__TASK TO COMPLETE__: Reproduce the listing word for word, leaving every picture behind.

__DATA__:
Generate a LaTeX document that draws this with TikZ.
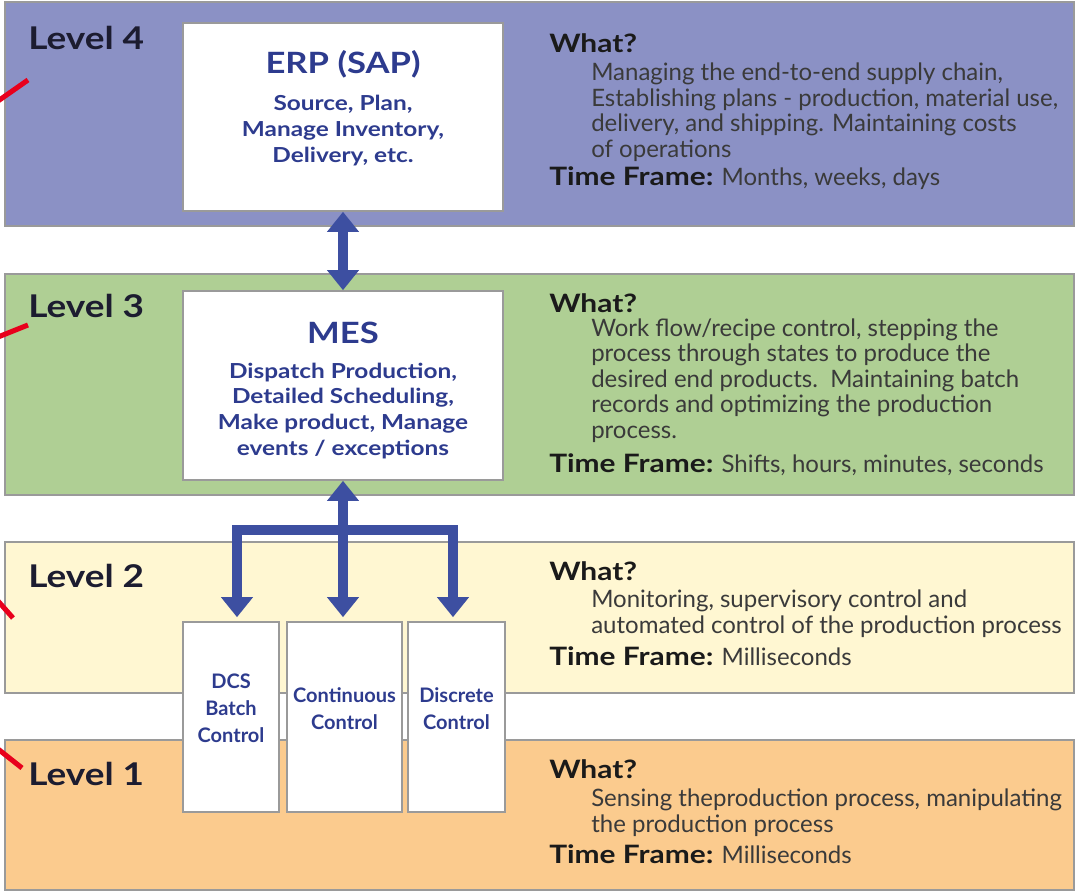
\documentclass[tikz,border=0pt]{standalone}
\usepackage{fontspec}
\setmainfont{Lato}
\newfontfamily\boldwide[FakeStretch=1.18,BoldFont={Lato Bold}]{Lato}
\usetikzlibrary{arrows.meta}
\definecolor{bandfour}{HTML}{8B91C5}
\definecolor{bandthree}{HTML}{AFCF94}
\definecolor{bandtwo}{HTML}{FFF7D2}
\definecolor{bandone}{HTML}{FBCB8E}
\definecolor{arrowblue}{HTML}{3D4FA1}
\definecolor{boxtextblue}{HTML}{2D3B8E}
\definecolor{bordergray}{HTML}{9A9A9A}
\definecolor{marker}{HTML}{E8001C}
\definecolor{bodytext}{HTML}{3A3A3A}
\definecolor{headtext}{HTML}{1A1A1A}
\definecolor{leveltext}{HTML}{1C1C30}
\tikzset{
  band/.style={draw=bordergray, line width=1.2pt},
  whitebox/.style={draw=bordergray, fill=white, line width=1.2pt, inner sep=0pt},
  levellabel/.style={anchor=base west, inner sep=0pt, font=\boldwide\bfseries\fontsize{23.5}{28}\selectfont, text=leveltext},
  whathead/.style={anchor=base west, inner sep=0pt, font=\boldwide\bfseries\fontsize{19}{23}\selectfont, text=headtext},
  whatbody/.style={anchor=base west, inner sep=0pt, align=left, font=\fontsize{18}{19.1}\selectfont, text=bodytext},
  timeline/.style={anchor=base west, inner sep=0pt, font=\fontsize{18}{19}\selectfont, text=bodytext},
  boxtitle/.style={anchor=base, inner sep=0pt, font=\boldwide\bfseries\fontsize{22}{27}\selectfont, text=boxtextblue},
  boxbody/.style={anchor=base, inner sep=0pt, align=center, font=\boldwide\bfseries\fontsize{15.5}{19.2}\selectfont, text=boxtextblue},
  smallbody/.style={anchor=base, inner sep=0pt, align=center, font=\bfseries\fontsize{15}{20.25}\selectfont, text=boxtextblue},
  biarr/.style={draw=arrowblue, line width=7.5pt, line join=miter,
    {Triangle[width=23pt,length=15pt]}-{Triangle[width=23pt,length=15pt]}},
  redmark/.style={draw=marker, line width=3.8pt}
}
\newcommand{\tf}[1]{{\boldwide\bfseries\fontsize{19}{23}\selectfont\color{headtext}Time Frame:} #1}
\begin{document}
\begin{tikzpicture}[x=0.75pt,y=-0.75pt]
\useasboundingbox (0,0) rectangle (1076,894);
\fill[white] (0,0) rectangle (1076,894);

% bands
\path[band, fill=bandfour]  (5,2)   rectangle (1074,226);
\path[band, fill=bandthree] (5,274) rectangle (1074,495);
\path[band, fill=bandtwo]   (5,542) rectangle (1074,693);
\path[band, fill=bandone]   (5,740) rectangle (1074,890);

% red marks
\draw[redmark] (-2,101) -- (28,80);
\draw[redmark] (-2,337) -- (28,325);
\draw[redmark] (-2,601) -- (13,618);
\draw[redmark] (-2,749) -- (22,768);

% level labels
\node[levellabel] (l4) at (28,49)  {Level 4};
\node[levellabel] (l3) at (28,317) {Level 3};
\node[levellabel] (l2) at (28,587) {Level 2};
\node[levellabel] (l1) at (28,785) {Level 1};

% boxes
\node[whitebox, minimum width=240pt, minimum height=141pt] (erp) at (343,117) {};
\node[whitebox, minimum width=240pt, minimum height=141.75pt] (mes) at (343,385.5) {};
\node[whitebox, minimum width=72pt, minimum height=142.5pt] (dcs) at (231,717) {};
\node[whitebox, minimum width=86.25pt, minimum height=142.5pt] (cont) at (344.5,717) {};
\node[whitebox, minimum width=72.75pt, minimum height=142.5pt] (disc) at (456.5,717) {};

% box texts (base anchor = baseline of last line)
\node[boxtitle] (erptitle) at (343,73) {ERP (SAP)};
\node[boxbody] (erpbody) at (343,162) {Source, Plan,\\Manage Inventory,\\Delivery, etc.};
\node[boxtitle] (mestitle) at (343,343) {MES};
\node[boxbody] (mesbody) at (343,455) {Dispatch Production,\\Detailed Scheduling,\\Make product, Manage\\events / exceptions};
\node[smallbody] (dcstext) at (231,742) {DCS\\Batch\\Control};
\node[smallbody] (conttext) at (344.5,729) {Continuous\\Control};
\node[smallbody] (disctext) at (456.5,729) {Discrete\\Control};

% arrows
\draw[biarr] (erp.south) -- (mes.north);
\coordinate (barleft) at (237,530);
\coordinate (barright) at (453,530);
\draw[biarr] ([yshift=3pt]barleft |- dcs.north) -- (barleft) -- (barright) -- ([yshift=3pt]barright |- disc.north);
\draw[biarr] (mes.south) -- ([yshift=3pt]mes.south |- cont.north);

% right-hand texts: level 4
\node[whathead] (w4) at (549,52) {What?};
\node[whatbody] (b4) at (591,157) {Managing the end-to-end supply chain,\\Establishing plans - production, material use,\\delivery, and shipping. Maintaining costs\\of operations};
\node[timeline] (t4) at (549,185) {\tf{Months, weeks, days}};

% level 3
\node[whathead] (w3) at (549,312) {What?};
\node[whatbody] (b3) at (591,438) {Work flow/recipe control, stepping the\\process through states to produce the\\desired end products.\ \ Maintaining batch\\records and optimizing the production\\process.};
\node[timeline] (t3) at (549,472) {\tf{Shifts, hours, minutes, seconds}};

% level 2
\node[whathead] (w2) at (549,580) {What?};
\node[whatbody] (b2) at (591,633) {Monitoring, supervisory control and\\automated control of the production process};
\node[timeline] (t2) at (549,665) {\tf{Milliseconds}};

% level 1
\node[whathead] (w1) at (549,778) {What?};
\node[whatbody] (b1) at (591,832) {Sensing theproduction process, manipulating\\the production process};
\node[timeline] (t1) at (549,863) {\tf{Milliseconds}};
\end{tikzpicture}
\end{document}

__COMPLETED TASK__:
Generate a LaTeX document that draws this with TikZ.
\documentclass[tikz,border=0pt]{standalone}
\usepackage{fontspec}
\setmainfont{Lato}
\newfontfamily\boldwide[FakeStretch=1.18,BoldFont={Lato Bold}]{Lato}
\usetikzlibrary{arrows.meta}
\definecolor{bandfour}{HTML}{8B91C5}
\definecolor{bandthree}{HTML}{AFCF94}
\definecolor{bandtwo}{HTML}{FFF7D2}
\definecolor{bandone}{HTML}{FBCB8E}
\definecolor{arrowblue}{HTML}{3D4FA1}
\definecolor{boxtextblue}{HTML}{2D3B8E}
\definecolor{bordergray}{HTML}{9A9A9A}
\definecolor{marker}{HTML}{E8001C}
\definecolor{bodytext}{HTML}{3A3A3A}
\definecolor{headtext}{HTML}{1A1A1A}
\definecolor{leveltext}{HTML}{1C1C30}
\tikzset{
  band/.style={draw=bordergray, line width=1.2pt},
  whitebox/.style={draw=bordergray, fill=white, line width=1.2pt, inner sep=0pt},
  levellabel/.style={anchor=base west, inner sep=0pt, font=\boldwide\bfseries\fontsize{23.5}{28}\selectfont, text=leveltext},
  whathead/.style={anchor=base west, inner sep=0pt, font=\boldwide\bfseries\fontsize{19}{23}\selectfont, text=headtext},
  whatbody/.style={anchor=base west, inner sep=0pt, align=left, font=\fontsize{18}{19.1}\selectfont, text=bodytext},
  timeline/.style={anchor=base west, inner sep=0pt, font=\fontsize{18}{19}\selectfont, text=bodytext},
  boxtitle/.style={anchor=base, inner sep=0pt, font=\boldwide\bfseries\fontsize{22}{27}\selectfont, text=boxtextblue},
  boxbody/.style={anchor=base, inner sep=0pt, align=center, font=\boldwide\bfseries\fontsize{15.5}{19.2}\selectfont, text=boxtextblue},
  smallbody/.style={anchor=base, inner sep=0pt, align=center, font=\bfseries\fontsize{15}{20.25}\selectfont, text=boxtextblue},
  biarr/.style={draw=arrowblue, line width=7.5pt, line join=miter,
    {Triangle[width=23pt,length=15pt]}-{Triangle[width=23pt,length=15pt]}},
  redmark/.style={draw=marker, line width=3.8pt}
}
\newcommand{\tf}[1]{{\boldwide\bfseries\fontsize{19}{23}\selectfont\color{headtext}Time Frame:} #1}
\begin{document}
\begin{tikzpicture}[x=0.75pt,y=-0.75pt]
\useasboundingbox (0,0) rectangle (1076,894);
\fill[white] (0,0) rectangle (1076,894);

% bands
\path[band, fill=bandfour]  (5,2)   rectangle (1074,226);
\path[band, fill=bandthree] (5,274) rectangle (1074,495);
\path[band, fill=bandtwo]   (5,542) rectangle (1074,693);
\path[band, fill=bandone]   (5,740) rectangle (1074,890);

% red marks
\draw[redmark] (-2,101) -- (28,80);
\draw[redmark] (-2,337) -- (28,325);
\draw[redmark] (-2,601) -- (13,618);
\draw[redmark] (-2,749) -- (22,768);

% level labels
\node[levellabel] (l4) at (28,49)  {Level 4};
\node[levellabel] (l3) at (28,317) {Level 3};
\node[levellabel] (l2) at (28,587) {Level 2};
\node[levellabel] (l1) at (28,785) {Level 1};

% boxes
\node[whitebox, minimum width=240pt, minimum height=141pt] (erp) at (343,117) {};
\node[whitebox, minimum width=240pt, minimum height=141.75pt] (mes) at (343,385.5) {};
\node[whitebox, minimum width=72pt, minimum height=142.5pt] (dcs) at (231,717) {};
\node[whitebox, minimum width=86.25pt, minimum height=142.5pt] (cont) at (344.5,717) {};
\node[whitebox, minimum width=72.75pt, minimum height=142.5pt] (disc) at (456.5,717) {};

% box texts (base anchor = baseline of last line)
\node[boxtitle] (erptitle) at (343,73) {ERP (SAP)};
\node[boxbody] (erpbody) at (343,162) {Source, Plan,\\Manage Inventory,\\Delivery, etc.};
\node[boxtitle] (mestitle) at (343,343) {MES};
\node[boxbody] (mesbody) at (343,455) {Dispatch Production,\\Detailed Scheduling,\\Make product, Manage\\events / exceptions};
\node[smallbody] (dcstext) at (231,742) {DCS\\Batch\\Control};
\node[smallbody] (conttext) at (344.5,729) {Continuous\\Control};
\node[smallbody] (disctext) at (456.5,729) {Discrete\\Control};

% arrows
\draw[biarr] (erp.south) -- (mes.north);
\coordinate (barleft) at (237,530);
\coordinate (barright) at (453,530);
\draw[biarr] ([yshift=3pt]barleft |- dcs.north) -- (barleft) -- (barright) -- ([yshift=3pt]barright |- disc.north);
\draw[biarr] (mes.south) -- ([yshift=3pt]mes.south |- cont.north);

% right-hand texts: level 4
\node[whathead] (w4) at (549,52) {What?};
\node[whatbody] (b4) at (591,157) {Managing the end-to-end supply chain,\\Establishing plans - production, material use,\\delivery, and shipping. Maintaining costs\\of operations};
\node[timeline] (t4) at (549,185) {\tf{Months, weeks, days}};

% level 3
\node[whathead] (w3) at (549,312) {What?};
\node[whatbody] (b3) at (591,438) {Work flow/recipe control, stepping the\\process through states to produce the\\desired end products.\ \ Maintaining batch\\records and optimizing the production\\process.};
\node[timeline] (t3) at (549,472) {\tf{Shifts, hours, minutes, seconds}};

% level 2
\node[whathead] (w2) at (549,580) {What?};
\node[whatbody] (b2) at (591,633) {Monitoring, supervisory control and\\automated control of the production process};
\node[timeline] (t2) at (549,665) {\tf{Milliseconds}};

% level 1
\node[whathead] (w1) at (549,778) {What?};
\node[whatbody] (b1) at (591,832) {Sensing theproduction process, manipulating\\the production process};
\node[timeline] (t1) at (549,863) {\tf{Milliseconds}};
\end{tikzpicture}
\end{document}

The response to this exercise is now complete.